● **Request**
Pictures stay out of this copy; please retype only the lines from the start of the records through the line with "const yTickLabels = ['1', '10', '100'];".

● **Listed records**
>>>>>

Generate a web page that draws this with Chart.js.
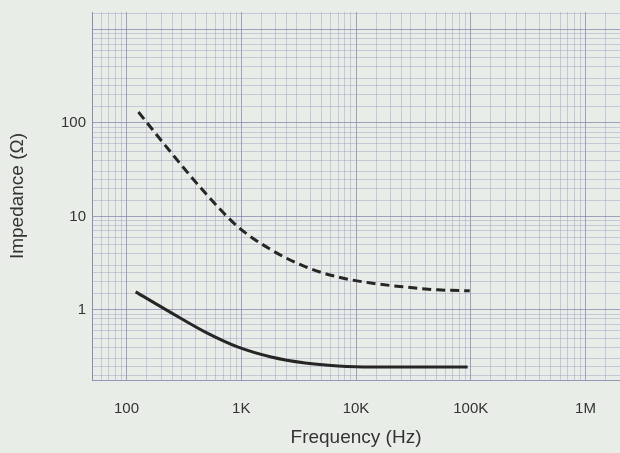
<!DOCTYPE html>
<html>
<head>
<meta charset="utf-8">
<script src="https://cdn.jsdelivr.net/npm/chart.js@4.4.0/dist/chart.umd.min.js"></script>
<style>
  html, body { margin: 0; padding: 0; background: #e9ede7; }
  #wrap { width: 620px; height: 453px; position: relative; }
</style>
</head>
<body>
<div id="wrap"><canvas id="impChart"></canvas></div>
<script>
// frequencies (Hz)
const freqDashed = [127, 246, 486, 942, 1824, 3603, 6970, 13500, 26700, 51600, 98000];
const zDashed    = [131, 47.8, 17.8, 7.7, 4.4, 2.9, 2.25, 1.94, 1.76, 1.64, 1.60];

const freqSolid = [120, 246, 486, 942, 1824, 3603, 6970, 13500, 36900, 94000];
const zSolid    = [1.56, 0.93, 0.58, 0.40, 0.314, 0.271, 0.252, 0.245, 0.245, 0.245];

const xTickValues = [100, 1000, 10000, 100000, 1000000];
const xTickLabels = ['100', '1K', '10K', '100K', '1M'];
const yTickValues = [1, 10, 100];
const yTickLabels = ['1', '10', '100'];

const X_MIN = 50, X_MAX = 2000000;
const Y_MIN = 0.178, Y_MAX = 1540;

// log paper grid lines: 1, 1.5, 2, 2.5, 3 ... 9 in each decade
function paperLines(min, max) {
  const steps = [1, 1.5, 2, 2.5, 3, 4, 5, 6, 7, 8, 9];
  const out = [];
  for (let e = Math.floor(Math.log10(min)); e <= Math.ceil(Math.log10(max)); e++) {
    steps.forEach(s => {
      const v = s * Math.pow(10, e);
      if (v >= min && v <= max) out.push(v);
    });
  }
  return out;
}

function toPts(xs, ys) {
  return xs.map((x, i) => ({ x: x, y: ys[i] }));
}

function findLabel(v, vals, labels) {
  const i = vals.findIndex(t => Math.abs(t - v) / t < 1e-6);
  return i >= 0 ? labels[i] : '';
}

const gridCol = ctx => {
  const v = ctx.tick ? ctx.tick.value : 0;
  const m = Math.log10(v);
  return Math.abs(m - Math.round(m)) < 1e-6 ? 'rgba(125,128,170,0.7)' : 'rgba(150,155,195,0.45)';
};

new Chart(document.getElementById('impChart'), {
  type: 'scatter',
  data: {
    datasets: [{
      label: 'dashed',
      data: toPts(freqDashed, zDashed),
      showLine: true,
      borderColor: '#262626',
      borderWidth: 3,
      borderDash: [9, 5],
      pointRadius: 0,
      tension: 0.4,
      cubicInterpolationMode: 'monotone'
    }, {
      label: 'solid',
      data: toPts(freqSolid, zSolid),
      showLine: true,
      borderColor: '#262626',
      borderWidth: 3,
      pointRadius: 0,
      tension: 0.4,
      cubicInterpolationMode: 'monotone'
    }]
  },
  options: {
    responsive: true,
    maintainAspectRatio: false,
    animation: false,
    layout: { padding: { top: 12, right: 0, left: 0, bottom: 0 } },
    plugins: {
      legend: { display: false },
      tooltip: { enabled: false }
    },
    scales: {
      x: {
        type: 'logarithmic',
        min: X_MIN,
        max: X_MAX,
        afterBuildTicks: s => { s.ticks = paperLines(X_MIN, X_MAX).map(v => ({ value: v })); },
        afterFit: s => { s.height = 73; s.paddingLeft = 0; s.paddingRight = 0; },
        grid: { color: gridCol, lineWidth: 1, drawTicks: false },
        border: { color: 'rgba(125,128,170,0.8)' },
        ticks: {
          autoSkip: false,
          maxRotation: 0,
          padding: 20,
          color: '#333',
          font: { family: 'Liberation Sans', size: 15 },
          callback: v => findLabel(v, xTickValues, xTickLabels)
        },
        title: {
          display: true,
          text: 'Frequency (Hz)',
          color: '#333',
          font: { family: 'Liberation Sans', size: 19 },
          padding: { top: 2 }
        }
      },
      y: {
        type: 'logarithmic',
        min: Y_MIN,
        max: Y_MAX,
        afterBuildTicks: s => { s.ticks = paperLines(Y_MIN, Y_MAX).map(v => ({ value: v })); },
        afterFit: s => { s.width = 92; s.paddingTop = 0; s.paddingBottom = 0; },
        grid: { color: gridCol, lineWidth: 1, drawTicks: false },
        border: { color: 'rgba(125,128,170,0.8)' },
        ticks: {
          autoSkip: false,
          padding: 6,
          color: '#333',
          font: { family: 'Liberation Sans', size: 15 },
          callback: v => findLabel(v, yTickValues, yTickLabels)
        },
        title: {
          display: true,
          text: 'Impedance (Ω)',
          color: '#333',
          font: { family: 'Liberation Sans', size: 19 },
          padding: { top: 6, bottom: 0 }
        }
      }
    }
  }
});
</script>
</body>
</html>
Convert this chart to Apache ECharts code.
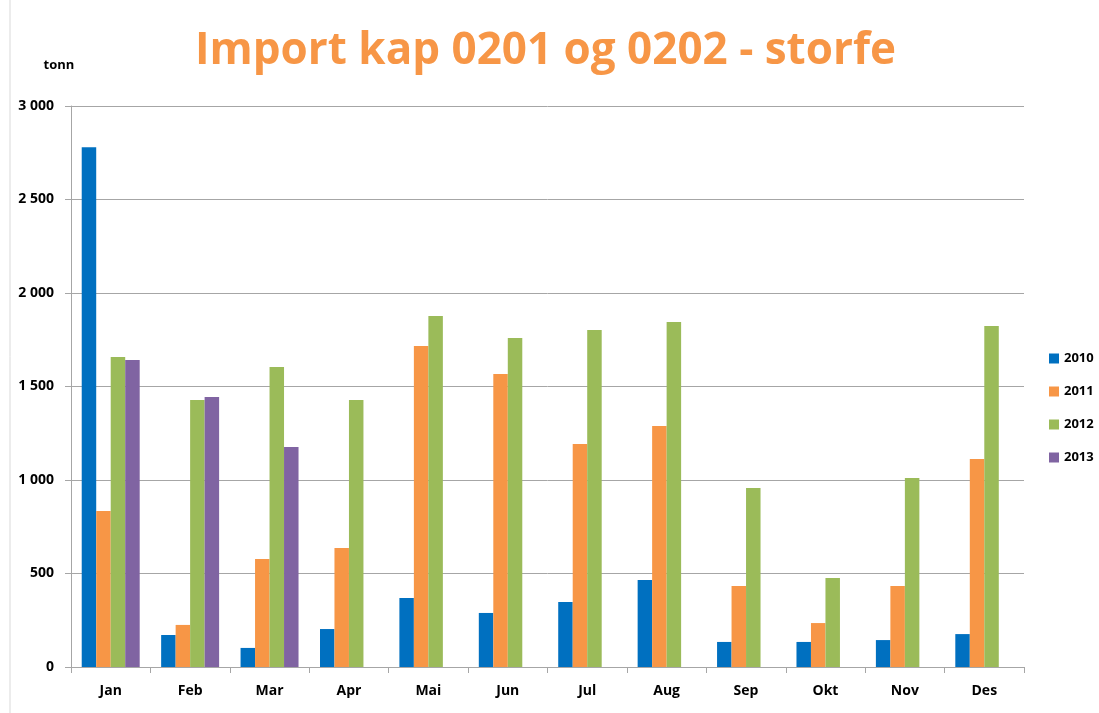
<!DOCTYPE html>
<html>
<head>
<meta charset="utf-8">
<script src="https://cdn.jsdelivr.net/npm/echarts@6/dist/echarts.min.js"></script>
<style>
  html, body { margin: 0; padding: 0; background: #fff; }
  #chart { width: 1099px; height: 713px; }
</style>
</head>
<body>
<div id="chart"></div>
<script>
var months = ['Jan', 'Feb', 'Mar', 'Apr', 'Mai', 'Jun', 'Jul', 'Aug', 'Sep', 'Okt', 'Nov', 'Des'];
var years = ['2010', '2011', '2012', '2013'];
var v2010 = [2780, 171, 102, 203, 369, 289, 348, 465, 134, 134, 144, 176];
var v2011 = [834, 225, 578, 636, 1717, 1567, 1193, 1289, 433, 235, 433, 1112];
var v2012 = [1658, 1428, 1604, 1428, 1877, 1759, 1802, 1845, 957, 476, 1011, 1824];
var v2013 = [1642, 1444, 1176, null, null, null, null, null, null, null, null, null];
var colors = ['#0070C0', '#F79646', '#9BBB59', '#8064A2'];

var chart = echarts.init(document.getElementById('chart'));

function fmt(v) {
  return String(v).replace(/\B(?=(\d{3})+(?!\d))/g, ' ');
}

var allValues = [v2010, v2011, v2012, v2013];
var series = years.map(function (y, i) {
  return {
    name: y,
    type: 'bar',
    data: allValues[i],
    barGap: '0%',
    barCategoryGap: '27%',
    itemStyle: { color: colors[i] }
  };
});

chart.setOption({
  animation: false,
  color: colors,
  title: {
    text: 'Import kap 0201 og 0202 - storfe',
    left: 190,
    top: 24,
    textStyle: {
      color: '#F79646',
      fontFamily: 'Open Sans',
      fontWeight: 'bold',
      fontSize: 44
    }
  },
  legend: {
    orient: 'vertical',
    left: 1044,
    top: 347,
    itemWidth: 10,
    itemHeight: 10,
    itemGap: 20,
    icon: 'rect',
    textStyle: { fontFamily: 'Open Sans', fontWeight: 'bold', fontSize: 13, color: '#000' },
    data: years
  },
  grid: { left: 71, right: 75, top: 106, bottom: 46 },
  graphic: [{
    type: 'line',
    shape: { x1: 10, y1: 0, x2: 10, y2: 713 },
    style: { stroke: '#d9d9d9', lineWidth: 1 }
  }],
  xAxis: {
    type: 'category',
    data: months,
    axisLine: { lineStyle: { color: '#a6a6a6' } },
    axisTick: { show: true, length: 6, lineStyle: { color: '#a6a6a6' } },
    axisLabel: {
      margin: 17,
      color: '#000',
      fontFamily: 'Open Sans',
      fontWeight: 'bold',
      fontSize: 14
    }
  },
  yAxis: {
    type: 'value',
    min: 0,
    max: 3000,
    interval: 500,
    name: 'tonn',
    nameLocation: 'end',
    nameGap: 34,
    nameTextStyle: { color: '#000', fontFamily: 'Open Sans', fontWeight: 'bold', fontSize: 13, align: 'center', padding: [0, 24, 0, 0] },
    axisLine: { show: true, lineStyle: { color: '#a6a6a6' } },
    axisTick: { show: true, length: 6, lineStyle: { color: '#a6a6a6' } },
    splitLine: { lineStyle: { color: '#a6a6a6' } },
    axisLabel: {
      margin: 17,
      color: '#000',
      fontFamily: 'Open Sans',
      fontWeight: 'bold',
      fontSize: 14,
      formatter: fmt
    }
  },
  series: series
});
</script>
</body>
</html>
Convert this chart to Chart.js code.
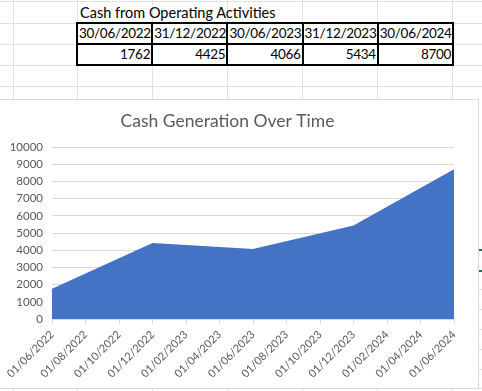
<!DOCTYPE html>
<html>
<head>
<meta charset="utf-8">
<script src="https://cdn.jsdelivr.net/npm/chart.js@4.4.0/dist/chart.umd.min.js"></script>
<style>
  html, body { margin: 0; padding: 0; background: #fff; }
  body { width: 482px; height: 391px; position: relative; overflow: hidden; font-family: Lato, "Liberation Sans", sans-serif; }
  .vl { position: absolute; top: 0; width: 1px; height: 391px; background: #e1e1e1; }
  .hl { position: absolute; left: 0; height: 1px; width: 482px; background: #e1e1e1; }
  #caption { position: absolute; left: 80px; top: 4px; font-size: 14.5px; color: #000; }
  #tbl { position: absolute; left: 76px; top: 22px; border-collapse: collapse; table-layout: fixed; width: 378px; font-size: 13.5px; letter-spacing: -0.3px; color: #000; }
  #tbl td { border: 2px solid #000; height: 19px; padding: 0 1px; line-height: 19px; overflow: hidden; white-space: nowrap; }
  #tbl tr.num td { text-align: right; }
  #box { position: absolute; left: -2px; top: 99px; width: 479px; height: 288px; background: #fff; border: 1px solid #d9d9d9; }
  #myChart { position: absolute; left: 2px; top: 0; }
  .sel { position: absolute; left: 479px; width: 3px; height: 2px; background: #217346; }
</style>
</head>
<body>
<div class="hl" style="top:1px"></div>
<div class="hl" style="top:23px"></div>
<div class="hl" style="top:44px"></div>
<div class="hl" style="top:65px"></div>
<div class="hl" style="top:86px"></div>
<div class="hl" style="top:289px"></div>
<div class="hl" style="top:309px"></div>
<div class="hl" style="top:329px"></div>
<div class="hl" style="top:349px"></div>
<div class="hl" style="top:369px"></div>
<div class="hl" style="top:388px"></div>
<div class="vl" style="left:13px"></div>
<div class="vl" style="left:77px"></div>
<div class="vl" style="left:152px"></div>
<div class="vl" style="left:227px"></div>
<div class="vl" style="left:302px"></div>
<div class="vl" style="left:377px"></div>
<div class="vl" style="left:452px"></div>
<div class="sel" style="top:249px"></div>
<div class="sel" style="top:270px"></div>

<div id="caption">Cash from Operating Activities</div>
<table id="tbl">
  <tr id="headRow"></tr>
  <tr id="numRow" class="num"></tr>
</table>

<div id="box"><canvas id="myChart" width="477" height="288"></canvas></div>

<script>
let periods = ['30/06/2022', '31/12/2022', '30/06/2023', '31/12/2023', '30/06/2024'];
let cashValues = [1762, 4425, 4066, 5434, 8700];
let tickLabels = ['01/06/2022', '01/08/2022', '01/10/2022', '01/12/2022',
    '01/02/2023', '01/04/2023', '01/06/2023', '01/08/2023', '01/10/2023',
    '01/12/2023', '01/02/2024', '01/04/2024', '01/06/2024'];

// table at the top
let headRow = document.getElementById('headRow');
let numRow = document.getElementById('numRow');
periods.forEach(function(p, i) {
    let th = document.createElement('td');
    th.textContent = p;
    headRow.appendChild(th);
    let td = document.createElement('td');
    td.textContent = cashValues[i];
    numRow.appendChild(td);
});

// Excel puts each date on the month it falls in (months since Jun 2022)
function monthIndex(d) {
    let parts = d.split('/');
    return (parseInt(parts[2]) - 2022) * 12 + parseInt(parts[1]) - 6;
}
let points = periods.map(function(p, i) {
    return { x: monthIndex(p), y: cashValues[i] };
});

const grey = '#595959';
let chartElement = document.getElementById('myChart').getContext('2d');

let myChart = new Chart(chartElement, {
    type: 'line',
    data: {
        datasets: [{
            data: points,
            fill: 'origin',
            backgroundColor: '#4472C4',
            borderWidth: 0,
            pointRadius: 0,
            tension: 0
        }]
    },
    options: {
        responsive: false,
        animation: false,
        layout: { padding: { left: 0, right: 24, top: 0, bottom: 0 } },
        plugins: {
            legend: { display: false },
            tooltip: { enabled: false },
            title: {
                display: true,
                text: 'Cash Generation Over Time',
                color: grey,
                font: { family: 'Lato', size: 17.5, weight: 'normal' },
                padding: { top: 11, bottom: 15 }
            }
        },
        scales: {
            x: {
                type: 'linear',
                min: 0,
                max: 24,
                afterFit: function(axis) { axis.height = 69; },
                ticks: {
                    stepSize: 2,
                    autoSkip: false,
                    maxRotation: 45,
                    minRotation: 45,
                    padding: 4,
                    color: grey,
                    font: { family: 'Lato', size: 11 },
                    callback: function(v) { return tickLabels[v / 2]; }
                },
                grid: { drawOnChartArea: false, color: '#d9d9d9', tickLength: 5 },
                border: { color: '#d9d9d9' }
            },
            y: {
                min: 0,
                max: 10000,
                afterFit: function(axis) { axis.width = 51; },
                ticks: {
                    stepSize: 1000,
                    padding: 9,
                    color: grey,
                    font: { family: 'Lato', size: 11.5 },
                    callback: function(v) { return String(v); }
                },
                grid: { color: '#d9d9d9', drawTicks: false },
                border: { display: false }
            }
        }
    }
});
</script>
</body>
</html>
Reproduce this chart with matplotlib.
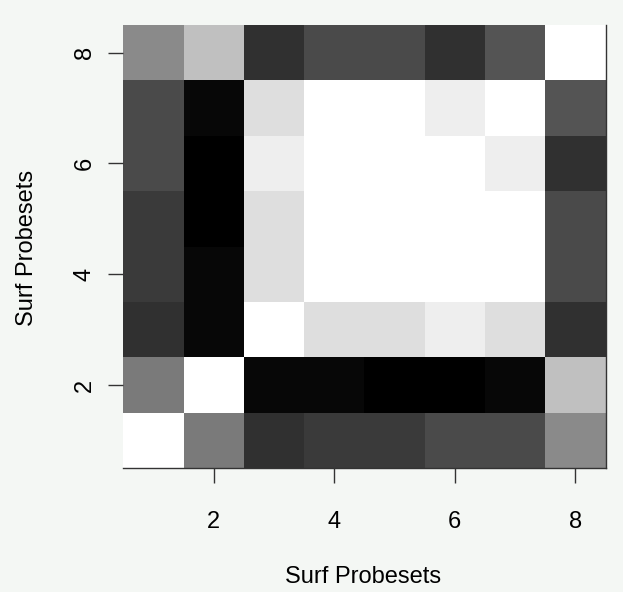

<<<<<

● **Correct response**
Generate a web page that draws this with Chart.js.
<!DOCTYPE html>
<html>
<head>
<meta charset="utf-8">
<script src="https://cdn.jsdelivr.net/npm/chart.js@4.4.0/dist/chart.umd.min.js"></script>
<style>
  html, body { margin: 0; padding: 0; background: #e9ede7; }
  #wrap { width: 620px; height: 453px; position: relative; }
</style>
</head>
<body>
<div id="wrap"><canvas id="impChart"></canvas></div>
<script>
// frequencies (Hz)
const freqDashed = [127, 246, 486, 942, 1824, 3603, 6970, 13500, 26700, 51600, 98000];
const zDashed    = [131, 47.8, 17.8, 7.7, 4.4, 2.9, 2.25, 1.94, 1.76, 1.64, 1.60];

const freqSolid = [120, 246, 486, 942, 1824, 3603, 6970, 13500, 36900, 94000];
const zSolid    = [1.56, 0.93, 0.58, 0.40, 0.314, 0.271, 0.252, 0.245, 0.245, 0.245];

const xTickValues = [100, 1000, 10000, 100000, 1000000];
const xTickLabels = ['100', '1K', '10K', '100K', '1M'];
const yTickValues = [1, 10, 100];
const yTickLabels = ['1', '10', '100'];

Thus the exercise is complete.